今、祖父江構成員からは確認、チェックリストも必要ではないかということですが、そういったことも含めての改善の意見でございます。そのように受けとらせていただきます。
ほかに御意見はありますか。
「(3)その他」としまして、何かございますか。
時間がまだありますので、もう一度資料2に戻りまして、この中で言い尽くせなかった点等がございましたら、改めて皆さんから御意見をいただきたいと思います。もちろんこれがファイナルではございませんので、御意見のあったところについて修正を行った上で次回以降に提案することになろうかと思いますが、そのような解釈でよろしいでしょうか。
事務局からこの資料2の扱い方について、今後についてお願いいたします。
○がん対策推進官 御指摘ありがとうございます。
本当にきょうはいろいろ貴重な御意見をいただきまして、ありがとうございます。この資料2は現時点でコンプリートというか、これで一切文言が動かないということは全くございません。今日、先生方からいただいた意見をもとに項目の順番、構成も含め、再度事務局で整理させていただいて、御提案をさせていただきたいと思います。また、報告書の整理にあたっては、その背景事情も含めて記載させていただきたいと思っております。

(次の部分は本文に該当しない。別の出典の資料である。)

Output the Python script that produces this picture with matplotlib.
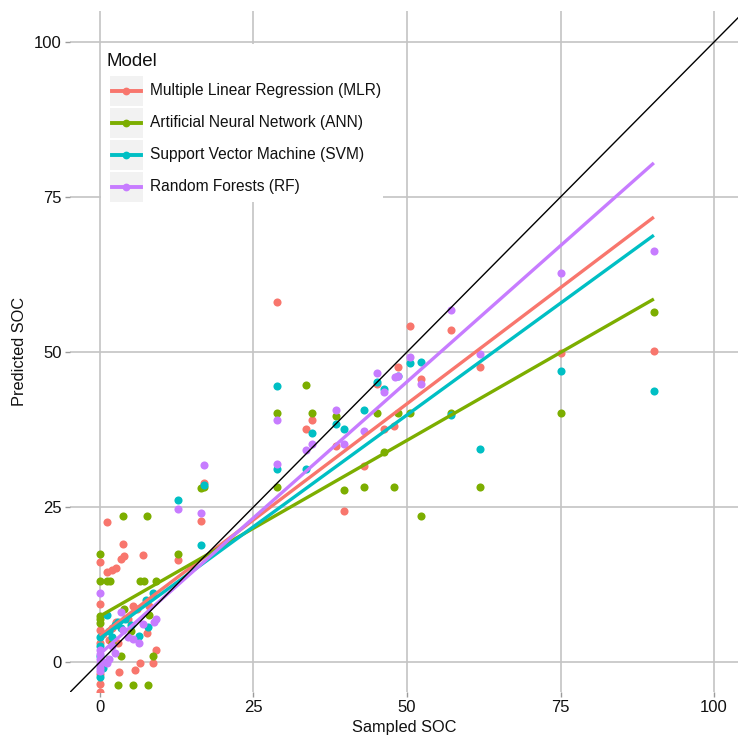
import matplotlib
matplotlib.use("Agg")
import matplotlib.pyplot as plt
from matplotlib.patches import Rectangle
from matplotlib.lines import Line2D
import numpy as np

plt.rcParams['font.family'] = ['Liberation Sans', 'DejaVu Sans']

models = ["Multiple Linear Regression (MLR)", "Artificial Neural Network (ANN)",
          "Support Vector Machine (SVM)", "Random Forests (RF)"]
colors = ["#F8766D", "#7CAE00", "#00BFC4", "#C77CFF"]

# Scatter points (Sampled SOC, Predicted SOC) per model
mlr_x = [0, 0, 0, 0, 0, 0, 0, 1.1, 1.2, 1.9, 2.6, 3.5, 3.9, 3.8, 7.0, 5.3, 2.6, 7.6, 6.5, 8.7, 9.1, 3.1, 5.7,
         0.5, 1.5, 2.0, 4.5, 6.0, 3.0, 8.0, 12.7, 16.5, 16.9,
         28.8, 33.5, 34.6, 38.4, 39.8, 43.0, 45.1, 46.2, 47.9, 48.5, 50.5, 52.2, 57.1, 61.9, 75.0, 90.2]
mlr_y = [16.2, 9.4, 5.2, 3.0, -3.5, -4.8, -2.0, 22.6, 14.5, 14.9, 15.2, 16.6, 17.1, 19.1, 17.3, 9.0, 6.5, 4.6, -0.1, -0.1, 2.0, -1.6, -1.3,
         4.5, 3.5, 5.5, 7.0, 8.5, 3.0, 9.0, 16.4, 22.7, 28.9,
         58.0, 37.6, 39.1, 34.9, 24.3, 31.6, 44.9, 37.6, 38.0, 47.5, 54.2, 45.7, 53.6, 47.5, 49.8, 50.1]

ann_x = [0, 0, 0, 0, 0, 1.1, 1.7, 3.8, 7.6, 6.5, 7.2, 9.2, 3.9, 8.7, 3.4, 3.0, 5.3, 7.9, 2.0, 5.0, 8.0,
         12.7, 16.5, 16.9,
         28.8, 28.8, 33.5, 34.6, 38.4, 39.8, 43.0, 45.1, 46.2, 47.9, 48.5, 50.5, 52.2, 57.1, 61.9, 75.0, 90.2]
ann_y = [17.4, 13.0, 7.4, 6.9, 6.3, 13.0, 13.0, 23.5, 23.5, 13.0, 13.0, 13.0, 8.5, 1.0, 0.9, -3.7, -3.7, -3.7, 3.0, 5.0, 7.5,
         17.4, 28.0, 28.3,
         40.2, 28.2, 44.6, 40.1, 39.6, 27.7, 28.2, 40.1, 33.8, 28.2, 40.1, 40.1, 23.5, 40.2, 28.2, 40.2, 56.5]

svm_x = [0, 0, 0, 0, 1.1, 7.5, 8.6, 7.9, 6.4, 1.5, 2.5, 3.0, 4.0, 5.0, 2.0, 3.5, 0.5,
         12.7, 16.5, 16.9,
         28.8, 28.8, 33.5, 34.6, 38.4, 39.8, 43.0, 45.1, 46.2, 48.5, 50.5, 52.2, 57.1, 61.9, 75.0, 90.2]
svm_y = [-2.4, 2.6, 1.0, 4.0, 7.6, 10.0, 11.1, 5.6, 4.2, 5.0, 6.0, 6.5, 7.0, 6.0, 4.0, 5.5, -1.0,
         26.2, 18.8, 28.5,
         44.5, 31.1, 31.1, 36.9, 38.4, 37.6, 40.7, 45.1, 44.0, 46.2, 48.3, 48.4, 39.8, 34.4, 47.0, 43.7]

rf_x = [0, 0, 0, 0, 0, 0, 0, 1.1, 2.4, 3.8, 3.5, 8.8, 9.2, 7.0, 5.4, 6.4, 1.5, 0.5, 4.5, 2.0,
        12.7, 16.5, 16.9,
        28.8, 28.8, 33.5, 34.6, 38.4, 39.8, 43.0, 45.1, 46.2, 48.1, 48.6, 50.5, 52.2, 57.1, 61.9, 75.0, 90.2]
rf_y = [11.2, 1.3, 0.5, -0.3, -1.0, -1.4, 2.0, -0.2, 1.4, 5.2, 8.0, 6.5, 6.9, 6.1, 3.7, 3.1, 0.5, 0.0, 4.0, 2.5,
        24.7, 24.1, 31.8,
        39.0, 32.0, 34.2, 35.2, 40.7, 35.2, 37.3, 46.6, 43.5, 45.9, 46.2, 49.2, 44.8, 56.7, 49.6, 62.7, 66.3]

# Linear fit lines (intercept, slope), fitted range
fit_intercepts = [4.2, 7.4, 3.8, 1.3]
fit_slopes = [0.749, 0.567, 0.721, 0.878]
fit_range = [0.0, 90.2]

xticks = [0, 25, 50, 75, 100]
yticks = [0, 25, 50, 75, 100]

W, H = 738, 736
fig = plt.figure(figsize=(W / 100, H / 100), dpi=100)
L, R, T, B = 70, 738, 11, 692
ax = fig.add_axes([L / W, 1 - B / H, (R - L) / W, (B - T) / H])
ax.set_xlim(-4.88, 103.9)
ax.set_ylim(-4.84, 105.0)
ax.set_facecolor("white")
for s in ax.spines.values():
    s.set_visible(False)

ax.set_xticks(xticks)
ax.set_yticks(yticks)
ax.grid(True, color="#C4C4C4", linewidth=1.2, zorder=0)
ax.tick_params(axis="both", length=3.5, width=1.0, color="#9A9A9A", labelsize=12, labelcolor="#111111", pad=2.5)
ax.set_xlabel("Sampled SOC", fontsize=11.8, labelpad=3.5, color="#111111")
ax.set_ylabel("Predicted SOC", fontsize=11.8, labelpad=5, color="#111111")

xs_list = [mlr_x, ann_x, svm_x, rf_x]
ys_list = [mlr_y, ann_y, svm_y, rf_y]
for xs, ys, c in zip(xs_list, ys_list, colors):
    ax.scatter(xs, ys, s=34, color=c, linewidths=0, zorder=3)

fx = np.array(fit_range)
for b0, b1, c in zip(fit_intercepts, fit_slopes, colors):
    ax.plot(fx, b0 + b1 * fx, color=c, linewidth=2.4, zorder=4, solid_capstyle="butt")

ax.axline((0, 0), slope=1, color="black", linewidth=1.0, zorder=5)

# Legend drawn in figure pixel coordinates
def P(px, py):
    return px / W, 1 - py / H

tf = fig.transFigure
x0, y0 = P(101, 202)
fig.patches.append(Rectangle((x0, y0), (383 - 101) / W, (202 - 44) / H, transform=tf,
                             facecolor="white", edgecolor="none", zorder=6))
fig.text(*P(106, 61), "Model", fontsize=13.5, va="center", ha="left", color="#111111", zorder=7)
centers = [91, 123, 155, 187]
for name, c, cy in zip(models, colors, centers):
    kx, ky = P(110, cy + 15)
    fig.patches.append(Rectangle((kx, ky), 33 / W, 30 / H, transform=tf,
                                 facecolor="#F2F2F2", edgecolor="none", zorder=7))
    lx0, ly = P(112, cy)
    lx1, _ = P(141, cy)
    fig.lines.append(Line2D([lx0, lx1], [ly, ly], transform=tf, color=c, linewidth=2.8, zorder=8))
    mx, my = P(126.5, cy)
    fig.lines.append(Line2D([mx], [my], transform=tf, color=c, marker="o", markersize=5.6,
                            markeredgewidth=0, linestyle="none", zorder=9))
    fig.text(*P(150, cy), name, fontsize=11.2, va="center", ha="left", color="#111111", zorder=9)

fig.savefig("out.png", dpi=100)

まずは来週までに御意見の追加があればいただきまして、その上で整理させていただきたいと思います。
○大内座長 これは3月中にまとめるわけではなく、継続ですので、今回は皆さんから意見をいただいた。追加事項あるいは踏み込むべき点等について整理させていただいて、改めて提案したいということになります。よろしいでしょうか。
どうぞ。
○祖父江構成員 ここで挙げられた基本条件を確認する場として、このあり方検討会も一つの機能を果たすべきだと思います。ある意味、ここは一番の総合判断をするところなので、この「その他」に書かれているようなところを担うイメージですが、その点でいきますと、国民の理解を得られるということを確認するのに、この構成員では不十分かなと思ったりします。ですから、がん対策推進協議会の中に患者さんの団体の代表の方がおられるように、受診者を代表するような方を入れるというのが構成員としては必要なのではないかと思ったりします。
○大内座長 ここは健康局長の諮問の検討会ですが、今の御意見は重要だと思っています。市町村事業として実施されていて、それを担っている方で現在は椎名構成員に入っていただいていますけれども、受診者の代表としての方は入っておりませんので、そういった観点は議論の余地があると思います。
ただ、これを決めるのはあくまでも局長、課長ですので、事務局にお願いします。
○がん対策推進官 この検討会にご参加いただく形はいろいろございます。実際に構成員として参加いただく形も、参考人として必要に応じてお呼びさせていただく形もございますので、この場で御議論に必要であれば、そのように手配させていただきたいと思っております。
○大内座長 そのほかに御意見はありますか。
それでは、本日の議論はこれまでといたします。
事務局から連絡事項をお願いします。
○がん対策推進官 本日は貴重な御議論をありがとうございました。
資料2については、引き続き御意見がありましたら、1週間程度を目安に事務局までお寄せいただけますと大変幸いです。2019年の報告書に向けて、これはさらに議論を深めてまいりたいと思っておりますので、どうぞよろしくお願いいたします。
また、次回の検討会の詳細につきましては、調整の上、追って御連絡をさせていただきたく存じますので、よろしくお願いいたします。
事務局からは以上でございます。
○大内座長 それでは、本日の検討会をこれで終了したいと思います。
構成員の皆様におかれましては、まことにありがとうございました。